Can we gauge the artist's mentality by listening? Were we meant to? Of course, the general audience might exhibit another extreme, as these days, sadly, a consumer’s consciousness might be more dictated by the marketing of titillating images and stylistic standards on MTV. This is perhaps the case now more than ever, as the “convenience” of music media dumbs us own, makes us less inquisitive, and impedes the feedback loop between listener and voice that once upon a time gave rise to the “classic” recordings that transcended generic boundaries. I realize that assessment probably sounds hypocritically elitist and navel-gazing (maybe I’ll start a band).
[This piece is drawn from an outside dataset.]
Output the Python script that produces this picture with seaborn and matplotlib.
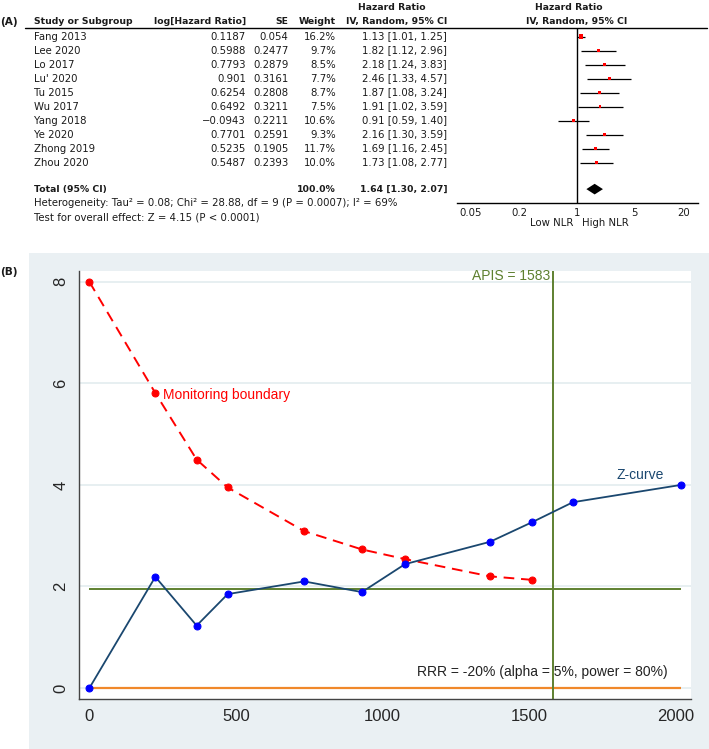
import numpy as np
import pandas as pd
import matplotlib.pyplot as plt
import seaborn as sns
from matplotlib.patches import Rectangle, Polygon

# ---- Panel A data (forest plot) ----
studies = ['Fang 2013', 'Lee 2020', 'Lo 2017', "Lu' 2020", 'Tu 2015', 'Wu 2017',
           'Yang 2018', 'Ye 2020', 'Zhong 2019', 'Zhou 2020']
log_hr = ['0.1187', '0.5988', '0.7793', '0.901', '0.6254', '0.6492',
          '\u22120.0943', '0.7701', '0.5235', '0.5487']
se = ['0.054', '0.2477', '0.2879', '0.3161', '0.2808', '0.3211',
      '0.2211', '0.2591', '0.1905', '0.2393']
weight = [16.2, 9.7, 8.5, 7.7, 8.7, 7.5, 10.6, 9.3, 11.7, 10.0]
hr = [1.13, 1.82, 2.18, 2.46, 1.87, 1.91, 0.91, 2.16, 1.69, 1.73]
hr_lo = [1.01, 1.12, 1.24, 1.33, 1.08, 1.02, 0.59, 1.30, 1.16, 1.08]
hr_hi = [1.25, 2.96, 3.83, 4.57, 3.24, 3.59, 1.40, 3.59, 2.45, 2.77]
total_hr, total_lo, total_hi = 1.64, 1.30, 2.07
forest_ticks = [0.05, 0.2, 1, 5, 20]

# ---- Panel B data (trial sequential analysis) ----
info = [0, 225, 366, 472, 733, 930, 1077, 1367, 1512, 1650, 2018]
z_curve = [0, 2.19, 1.23, 1.85, 2.10, 1.89, 2.44, 2.88, 3.27, 3.66, 4.00]
bound_info = [0, 225, 366, 472, 733, 930, 1077, 1367, 1512]
boundary = [8.0, 5.81, 4.50, 3.95, 3.09, 2.73, 2.54, 2.20, 2.13]
apis = 1583
z_crit = 1.96

sns.set_style('white')
plt.rcParams['font.family'] = ['DejaVu Sans']

W, H = 709, 749
fig = plt.figure(figsize=(W / 100, H / 100), dpi=100)

# overlay axes in pixel coordinates for the table text
ov = fig.add_axes([0, 0, 1, 1], zorder=0)
ov.set_xlim(0, W)
ov.set_ylim(H, 0)
ov.axis('off')
ov.patch.set_alpha(0)

# grey background of panel B
ov.add_patch(Rectangle((29, 253), W - 29, H - 253, color='#eaf0f3', lw=0, zorder=0))

fs = 7.3
txt = '#1a1a1a'
row_y = lambda i: 36.5 + 14.0 * i
bold = dict(fontsize=6.7, fontweight='bold', va='center', color=txt)
reg = dict(fontsize=fs, va='center', color=txt)

ov.text(0, 21.7, '(A)', fontsize=7.6, fontweight='bold', va='center', color=txt)
ov.text(33.7, 21.7, 'Study or Subgroup', **bold)
ov.text(246, 21.7, 'log[Hazard Ratio]', ha='right', **bold)
ov.text(288.7, 21.7, 'SE', ha='right', **bold)
ov.text(336, 21.7, 'Weight', ha='right', **bold)
ov.text(392, 7.3, 'Hazard Ratio', ha='center', **bold)
ov.text(447, 21.7, 'IV, Random, 95% CI', ha='right', **bold)
ov.text(569, 7.3, 'Hazard Ratio', ha='center', **bold)
ov.text(576.5, 21.7, 'IV, Random, 95% CI', ha='center', **bold)
ov.plot([25, 707], [27.7, 27.7], color='black', lw=1)

for i, name in enumerate(studies):
    y = row_y(i)
    ov.text(33.7, y, name, **reg)
    ov.text(246, y, log_hr[i], ha='right', **reg)
    ov.text(288.7, y, se[i], ha='right', **reg)
    ov.text(336, y, f'{weight[i]:.1f}%', ha='right', **reg)
    ov.text(447, y, f'{hr[i]:.2f} [{hr_lo[i]:.2f}, {hr_hi[i]:.2f}]', ha='right', **reg)

ty = 189.3
ov.text(33.7, ty, 'Total (95% CI)', **bold)
ov.text(336, ty, '100.0%', ha='right', **bold)
ov.text(447, ty, f'{total_hr:.2f} [{total_lo:.2f}, {total_hi:.2f}]', ha='right', **bold)
ov.text(33.7, 203.3, 'Heterogeneity: Tau\u00b2 = 0.08; Chi\u00b2 = 28.88, df = 9 (P = 0.0007); I\u00b2 = 69%', **reg)
ov.text(33.7, 217.3, 'Test for overall effect: Z = 4.15 (P < 0.0001)', **reg)
ov.text(573, 223.3, 'Low NLR', ha='right', **reg)
ov.text(582, 223.3, 'High NLR', ha='left', **reg)
ov.text(0, 271.7, '(B)', fontsize=7.6, fontweight='bold', va='center', color=txt)

# forest plot axes
fa = fig.add_axes([456.7 / W, 1 - 202.7 / H, 241.6 / W, 175 / H], zorder=1)
fa.patch.set_alpha(0)
fa.set_xscale('log')
fa.set_xlim(0.0341, 30.1)
rows = np.arange(len(studies))
fa.set_ylim(11.87, -0.63)
fa.hlines(rows, hr_lo, hr_hi, color='black', lw=0.9)
sns.scatterplot(x=hr, y=rows, size=weight, sizes=(7.5 * 0.55, 16.2 * 0.55),
                marker='s', color='red', linewidth=0, legend=False, ax=fa, zorder=3)
t_row = 10.9
fa.add_patch(Polygon([(total_lo, t_row), (total_hr, t_row - 0.38),
                      (total_hi, t_row), (total_hr, t_row + 0.38)],
                     closed=True, color='black', lw=0))
fa.axvline(1, color='black', lw=1)
for s in ['top', 'right', 'left']:
    fa.spines[s].set_visible(False)
fa.spines['bottom'].set_color('black')
fa.spines['bottom'].set_linewidth(1)
fa.set_yticks([])
fa.set_xticks(forest_ticks)
fa.set_xticklabels([str(t) for t in forest_ticks])
fa.minorticks_off()
fa.tick_params(axis='x', direction='inout', length=5, width=0.8, labelsize=fs,
               pad=1, color='black', labelcolor=txt)

# ---- Panel B ----
green = '#5e8030'
axB = fig.add_axes([78.7 / W, 50.3 / H, 612 / W, 428 / H], zorder=1)
axB.set_facecolor('white')
axB.set_xlim(-36.5, 2052)
axB.set_ylim(-0.21, 8.22)
axB.set_axisbelow(True)
axB.yaxis.grid(True, color='#e3ecef', lw=1.2)
axB.xaxis.grid(False)

axB.hlines(0, 0, info[-1], color='#f0882a', lw=1.6, zorder=2)
axB.hlines(z_crit, 0, info[-1], color=green, lw=1.4, zorder=2)
axB.axvline(apis, color=green, lw=1.4, zorder=2)

sns.lineplot(x=bound_info, y=boundary, ax=axB, sort=False, color='red',
             linestyle=(0, (5.5, 3.5)), lw=1.4, marker='o', markersize=5,
             markerfacecolor='red', markeredgecolor='red', zorder=3)
sns.lineplot(x=info, y=z_curve, ax=axB, sort=False, color='#1a476f', lw=1.3,
             marker='o', markersize=5, markerfacecolor='#0000ff',
             markeredgecolor='#0000ff', zorder=4)

tf = dict(family=['Liberation Sans', 'DejaVu Sans'], fontsize=10)
axB.text(252, 5.77, 'Monitoring boundary', color='red', va='center', **tf)
axB.text(1880, 4.20, 'Z-curve', color='#1a476f', ha='center', va='center', **tf)
axB.text(1972, 0.32, 'RRR = -20% (alpha = 5%, power = 80%)', color='#222222',
         ha='right', va='center', zorder=1, **tf)
axB.text(apis - 12, 8.12, f'APIS = {apis}', color=green, ha='right', va='center', **tf)

axB.set_xticks([0, 500, 1000, 1500, 2000])
axB.set_yticks([0, 2, 4, 6, 8])
for s in ['top', 'right']:
    axB.spines[s].set_visible(False)
for s in ['left', 'bottom']:
    axB.spines[s].set_color('#444444')
    axB.spines[s].set_linewidth(1)
axB.tick_params(axis='both', length=4.3, width=1, color='#444444', pad=3, labelsize=12)
axB.tick_params(axis='y', labelrotation=90)
for lab in axB.get_xticklabels() + axB.get_yticklabels():
    lab.set_family(['Liberation Sans', 'DejaVu Sans'])
for lab in axB.get_yticklabels():
    lab.set_va('center')
axB.set_xlabel('')
axB.set_ylabel('')

fig.savefig('out.png', dpi=100)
But hopefully there is still some wiggle room in our overstimulated imaginations to follow our guts without degrading our tastes.
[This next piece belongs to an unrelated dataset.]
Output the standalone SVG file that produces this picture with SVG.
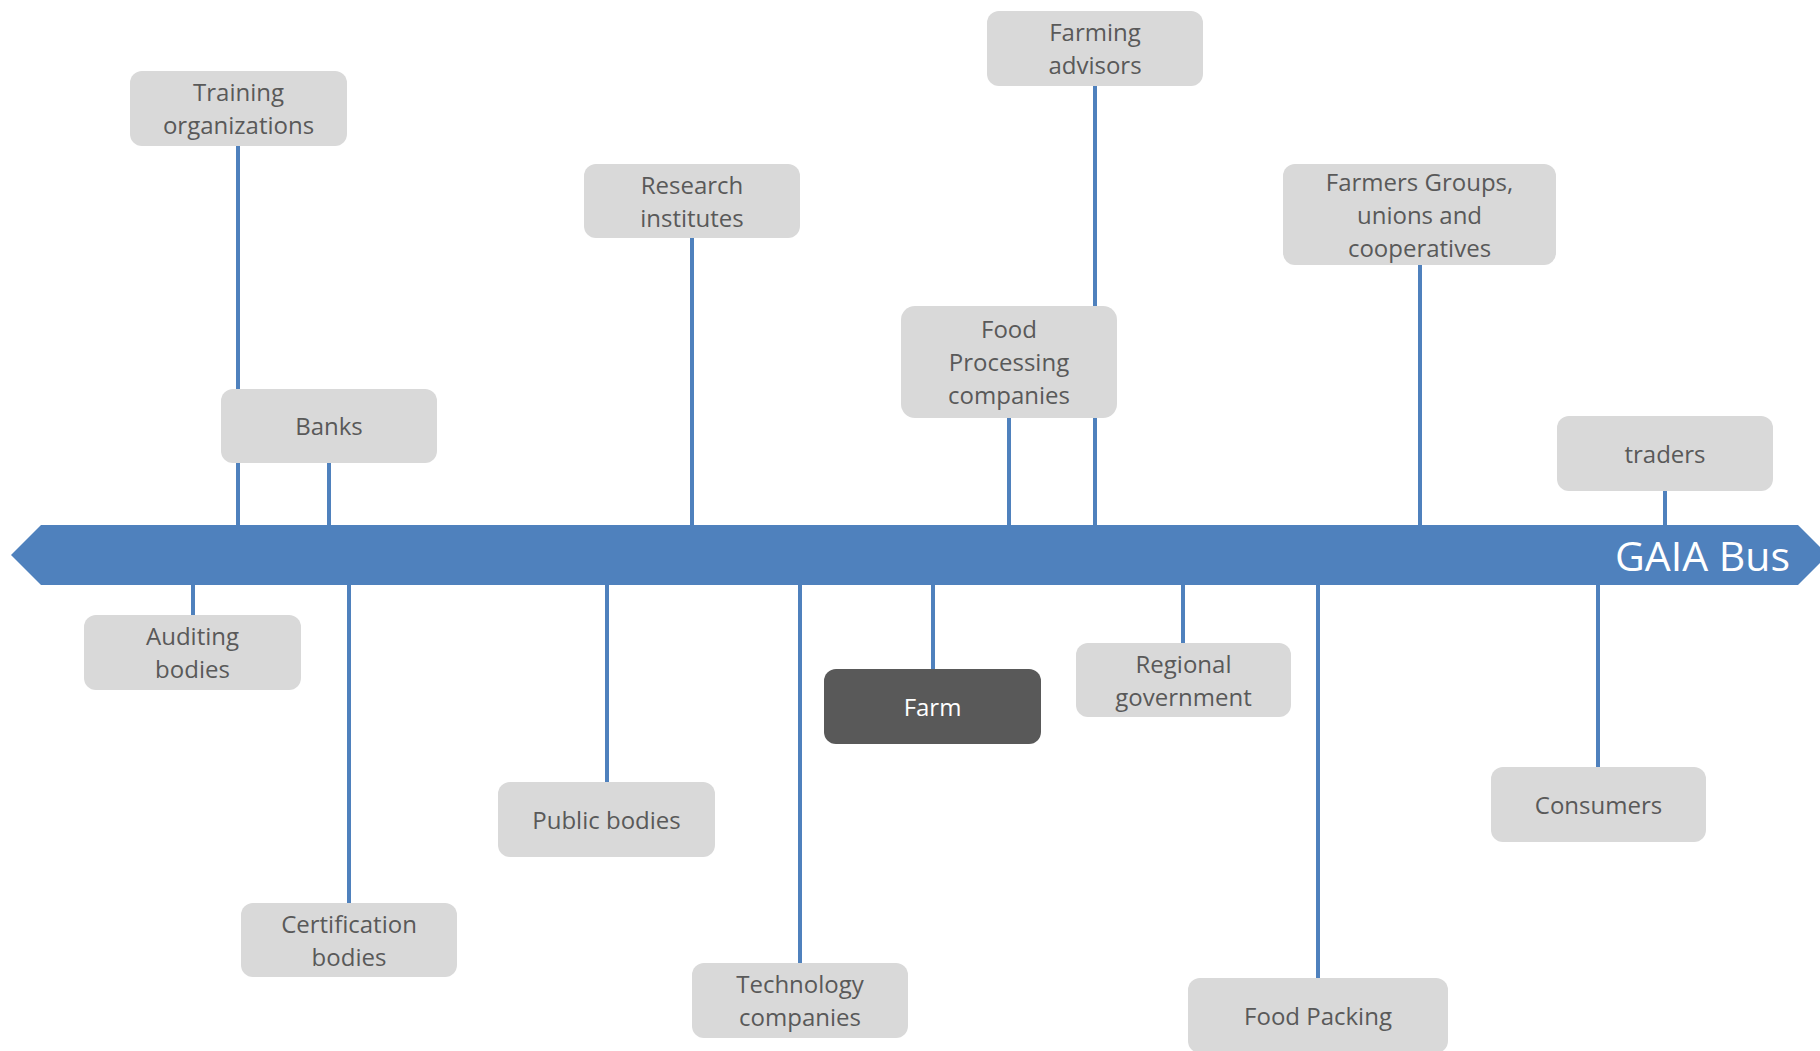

Re: Fetishizing authenticity
by Paula26
Sorry, I should have attributed that quote to Holy then pollute ...
Re: Fetishizing authenticity
by sure

wow this article was terribly written. frustrated english writer crams as many big words and clauses as possible into a sentence. i was starting to enjoy the thrust of the article before i decided i was feeling sick. aspiring writers everywhere, especially the pitchfork staff, please rein yourself in a bit.

before i gave up i will add that the writer seemed to be making some good points. i was really starting to feel the "fetishizing authenticity" angle before it got weighed down under its own bloat. maybe its just a pet peeve of mine, but it really hurts to see writing like "reify what they decry" and "socio-political consciousness/foundation," sentence after drawn-out sentence. on a blog for god's sake. thats just pretentious obfuscation.

Re: Fetishizing authenticity
by Fatomas

No - not terribly written. Sometimes words mean really specific things that other words don't mean. So you say 'reify' when you mean 'reify'. That's not pretension. It's just knowing words, and assuming that others do, too.